Start

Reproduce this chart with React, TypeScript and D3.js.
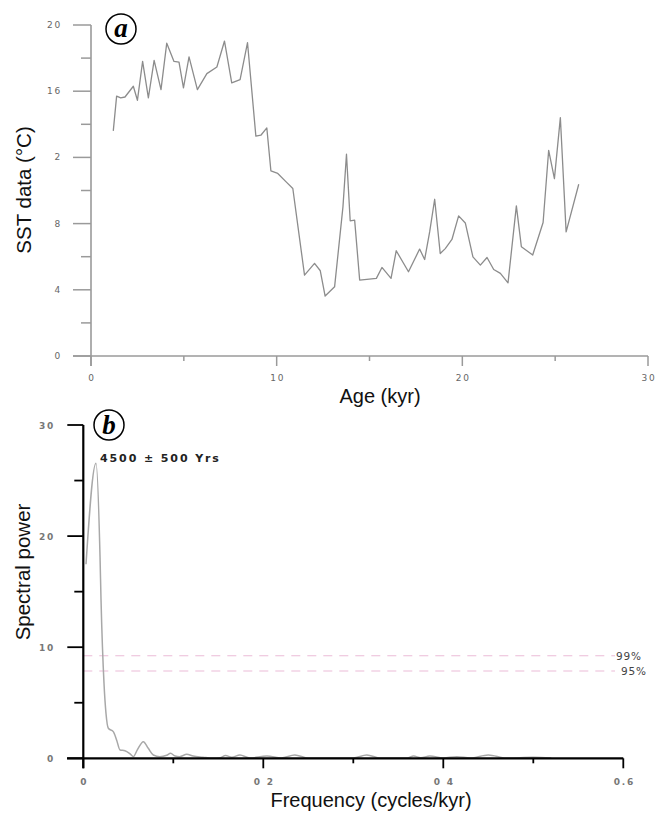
import React from "react";
import * as d3 from "d3";

// panel a: SST record
const ages = [1.2, 1.38, 1.6, 1.83, 2.28, 2.5, 2.78, 3.09, 3.4, 3.77, 4.08, 4.47, 4.74, 4.98, 5.28, 5.73, 6.24, 6.78, 7.19, 7.58, 8.03, 8.43, 8.88, 9.15, 9.47, 9.69, 10.06, 10.51, 10.87, 11.5, 12.04, 12.35, 12.61, 13.12, 13.57, 13.76, 13.96, 14.2, 14.47, 15.37, 15.67, 16.16, 16.44, 17.1, 17.7, 17.97, 18.24, 18.51, 18.81, 19.08, 19.44, 19.8, 20.16, 20.57, 20.97, 21.33, 21.69, 22.05, 22.46, 22.91, 23.18, 23.79, 24.35, 24.65, 24.96, 25.28, 25.59, 26.27];
const sst = [13.6, 15.7, 15.6, 15.65, 16.3, 15.45, 17.8, 15.6, 17.86, 16.1, 18.9, 17.8, 17.76, 16.2, 18.07, 16.1, 17.06, 17.46, 19.03, 16.5, 16.7, 18.93, 13.28, 13.34, 13.78, 11.18, 11.03, 10.52, 10.12, 4.89, 5.6, 5.15, 3.62, 4.18, 9.01, 12.19, 8.17, 8.21, 4.59, 4.69, 5.35, 4.69, 6.36, 5.09, 6.46, 5.83, 7.5, 9.47, 6.19, 6.49, 7.04, 8.47, 8.04, 5.99, 5.49, 5.95, 5.23, 4.99, 4.42, 9.07, 6.6, 6.1, 8.07, 12.43, 10.72, 14.4, 7.5, 10.38];
const sstTicks = [0, 2, 4, 6, 8, 10, 12, 14, 16, 18, 20];
const sstTickLabels: Record<number, string> = { 0: "0", 4: "4", 8: "8", 12: "2", 16: "16", 20: "20" };
const ageTicks = [0, 5, 10, 15, 20, 25, 30];
const ageTickLabels: Record<number, string> = { 0: "0", 10: "10", 20: "20", 30: "30" };

// panel b: spectrum
const freq = [0.003, 0.0141, 0.0186, 0.0197, 0.023, 0.0252, 0.0278, 0.0333, 0.037, 0.0408, 0.0463, 0.052, 0.0556, 0.06, 0.0667, 0.0722, 0.0778, 0.085, 0.0927, 0.097, 0.102, 0.107, 0.115, 0.122, 0.133, 0.143, 0.152, 0.158, 0.165, 0.174, 0.185, 0.204, 0.22, 0.235, 0.25, 0.3, 0.315, 0.33, 0.36, 0.367, 0.375, 0.385, 0.4, 0.415, 0.43, 0.45, 0.47, 0.5, 0.52];
const power = [17.46, 26.55, 18.1, 14.25, 6.75, 4.05, 2.7, 2.4, 1.65, 0.75, 0.68, 0.39, 0.15, 0.75, 1.5, 0.9, 0.3, 0.15, 0.27, 0.45, 0.2, 0.15, 0.36, 0.2, 0.1, 0.02, 0.05, 0.25, 0.1, 0.3, 0.03, 0.2, 0.03, 0.3, 0.02, 0.03, 0.3, 0.02, 0.03, 0.2, 0.05, 0.2, 0.02, 0.15, 0.02, 0.3, 0.02, 0.1, 0.02];
const powerTicks = [0, 5, 10, 15, 20, 25, 30];
const freqTicks = [0, 0.1, 0.2, 0.3, 0.4, 0.5, 0.6];
const freqTickLabels: Record<string, string> = { "0": "0", "0.2": "0 2", "0.4": "0 4", "0.6": "0.6" };
const confLevels = [9.23, 7.86];
const confLabels = ["99%", "95%"];

const tickFont = "'DejaVu Sans', sans-serif";
const titleFont = "'Liberation Sans', Arial, sans-serif";

function PanelA() {
  const x = d3.scaleLinear().domain([0, 30]).range([91, 648]);
  const y = d3.scaleLinear().domain([0, 20]).range([356, 25]);
  const line = d3.line<number>().x((_, i) => x(ages[i])).y((d) => y(d));
  const axisColor = "#9a9a9a";
  return (
    <g>
      <line x1={73} x2={648} y1={y(0)} y2={y(0)} stroke={axisColor} strokeWidth={1.6} />
      <line x1={x(0)} x2={x(0)} y1={y(20)} y2={y(0) + 10} stroke={axisColor} strokeWidth={1.6} />
      {sstTicks.map((t) => {
        const major = sstTickLabels[t] !== undefined;
        return (
          <g key={t}>
            <line x1={x(0) - (major ? 18 : 10)} x2={x(0)} y1={y(t)} y2={y(t)} stroke={axisColor} strokeWidth={1.5} />
            {major && (
              <text x={62} y={y(t) + 3} textAnchor="end" fontFamily={tickFont} fontSize={9} fill="#666" letterSpacing={1.8}>
                {sstTickLabels[t]}
              </text>
            )}
          </g>
        );
      })}
      {ageTicks.map((t) => {
        const major = ageTickLabels[t] !== undefined;
        return (
          <g key={t}>
            <line x1={x(t)} x2={x(t)} y1={y(0)} y2={y(0) + (major ? 10 : 5)} stroke={axisColor} strokeWidth={1.5} />
            {major && (
              <text x={x(t) + 1} y={381} textAnchor="middle" fontFamily={tickFont} fontSize={9} fill="#666" letterSpacing={1.8}>
                {ageTickLabels[t]}
              </text>
            )}
          </g>
        );
      })}
      <path d={line(sst) || ""} fill="none" stroke="#8c8c8c" strokeWidth={1.3} strokeLinejoin="round" />
      <text x={380} y={403} textAnchor="middle" fontFamily={titleFont} fontSize={20} fill="#111">Age (kyr)</text>
      <text transform="translate(31,190) rotate(-90)" textAnchor="middle" fontFamily={titleFont} fontSize={20.5} fill="#111">SST data (°C)</text>
      <circle cx={121} cy={29} r={15} fill="#fff" stroke="#000" strokeWidth={1.5} />
      <text x={121} y={37} textAnchor="middle" fontFamily="'Liberation Serif', serif" fontStyle="italic" fontWeight="bold" fontSize={27}>a</text>
    </g>
  );
}

function PanelB() {
  const x = d3.scaleLinear().domain([0, 0.6]).range([83.3, 623.3]);
  const y = d3.scaleLinear().domain([0, 30]).range([758.3, 425]);
  const line = d3.line<number>().x((_, i) => x(freq[i])).y((d) => y(d)).curve(d3.curveMonotoneX);
  return (
    <g>
      {confLevels.map((c, i) => (
        <g key={i}>
          <line x1={x(0)} x2={615} y1={y(c)} y2={y(c)} stroke="#ebbcd8" strokeWidth={1.2} strokeDasharray="9 7" />
          <text x={i === 0 ? 616 : 621} y={y(c) + 4} fontFamily={tickFont} fontSize={10.5} fill="#444" letterSpacing={0.8}>
            {confLabels[i]}
          </text>
        </g>
      ))}
      <path d={line(power) || ""} fill="none" stroke="#a8a8a8" strokeWidth={1.5} />
      <line x1={67} x2={x(0.6)} y1={y(0)} y2={y(0)} stroke="#000" strokeWidth={2.2} />
      <line x1={x(0)} x2={x(0)} y1={y(30)} y2={y(0) + 10} stroke="#000" strokeWidth={2.2} />
      {powerTicks.map((t) => {
        const major = t % 10 === 0;
        return (
          <g key={t}>
            <line x1={x(0) - (major ? 16 : 9)} x2={x(0)} y1={y(t)} y2={y(t)} stroke="#000" strokeWidth={1.8} />
            {major && (
              <text x={55} y={y(t) + 4} textAnchor="end" fontFamily={tickFont} fontWeight="bold" fontSize={9} fill="#777" letterSpacing={1.8}>
                {t}
              </text>
            )}
          </g>
        );
      })}
      {freqTicks.map((t) => {
        const key = String(Math.round(t * 10) / 10);
        const lab = freqTickLabels[key];
        return (
          <g key={key}>
            <line x1={x(t)} x2={x(t)} y1={y(0)} y2={y(0) + (lab !== undefined ? 10 : 5)} stroke="#000" strokeWidth={1.8} />
            {lab !== undefined && (
              <text x={x(t) + 1} y={785} textAnchor="middle" fontFamily={tickFont} fontWeight="bold" fontSize={9} fill="#777" letterSpacing={1.8}>
                {lab}
              </text>
            )}
          </g>
        );
      })}
      <text x={100} y={462} fontFamily={tickFont} fontWeight="bold" fontSize={11} fill="#222" letterSpacing={1.9}>4500 ± 500 Yrs</text>
      <text x={371} y={807} textAnchor="middle" fontFamily={titleFont} fontSize={20} fill="#111">Frequency (cycles/kyr)</text>
      <text transform="translate(30,572) rotate(-90)" textAnchor="middle" fontFamily={titleFont} fontSize={20.5} fill="#111">Spectral power</text>
      <circle cx={109} cy={425} r={15} fill="#fff" stroke="#000" strokeWidth={1.5} />
      <text x={109} y={434} textAnchor="middle" fontFamily="'Liberation Serif', serif" fontStyle="italic" fontWeight="bold" fontSize={27}>b</text>
    </g>
  );
}

export default function App() {
  return (
    <svg width={656} height={817} style={{ position: "absolute", left: 0, top: 0, background: "#fff" }}>
      <PanelA />
      <PanelB />
    </svg>
  );
}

End

--- WHAT THE TASK ASKS ---
Write out an exact copy of the listing, first line through the line containing "const ageTickLabels: Record<number, string>", with the pictures left out.

--- EXERCISE ANSWER ---
Reproduce this chart with React, TypeScript and D3.js.
import React from "react";
import * as d3 from "d3";

// panel a: SST record
const ages = [1.2, 1.38, 1.6, 1.83, 2.28, 2.5, 2.78, 3.09, 3.4, 3.77, 4.08, 4.47, 4.74, 4.98, 5.28, 5.73, 6.24, 6.78, 7.19, 7.58, 8.03, 8.43, 8.88, 9.15, 9.47, 9.69, 10.06, 10.51, 10.87, 11.5, 12.04, 12.35, 12.61, 13.12, 13.57, 13.76, 13.96, 14.2, 14.47, 15.37, 15.67, 16.16, 16.44, 17.1, 17.7, 17.97, 18.24, 18.51, 18.81, 19.08, 19.44, 19.8, 20.16, 20.57, 20.97, 21.33, 21.69, 22.05, 22.46, 22.91, 23.18, 23.79, 24.35, 24.65, 24.96, 25.28, 25.59, 26.27];
const sst = [13.6, 15.7, 15.6, 15.65, 16.3, 15.45, 17.8, 15.6, 17.86, 16.1, 18.9, 17.8, 17.76, 16.2, 18.07, 16.1, 17.06, 17.46, 19.03, 16.5, 16.7, 18.93, 13.28, 13.34, 13.78, 11.18, 11.03, 10.52, 10.12, 4.89, 5.6, 5.15, 3.62, 4.18, 9.01, 12.19, 8.17, 8.21, 4.59, 4.69, 5.35, 4.69, 6.36, 5.09, 6.46, 5.83, 7.5, 9.47, 6.19, 6.49, 7.04, 8.47, 8.04, 5.99, 5.49, 5.95, 5.23, 4.99, 4.42, 9.07, 6.6, 6.1, 8.07, 12.43, 10.72, 14.4, 7.5, 10.38];
const sstTicks = [0, 2, 4, 6, 8, 10, 12, 14, 16, 18, 20];
const sstTickLabels: Record<number, string> = { 0: "0", 4: "4", 8: "8", 12: "2", 16: "16", 20: "20" };
const ageTicks = [0, 5, 10, 15, 20, 25, 30];
const ageTickLabels: Record<number, string> = { 0: "0", 10: "10", 20: "20", 30: "30" };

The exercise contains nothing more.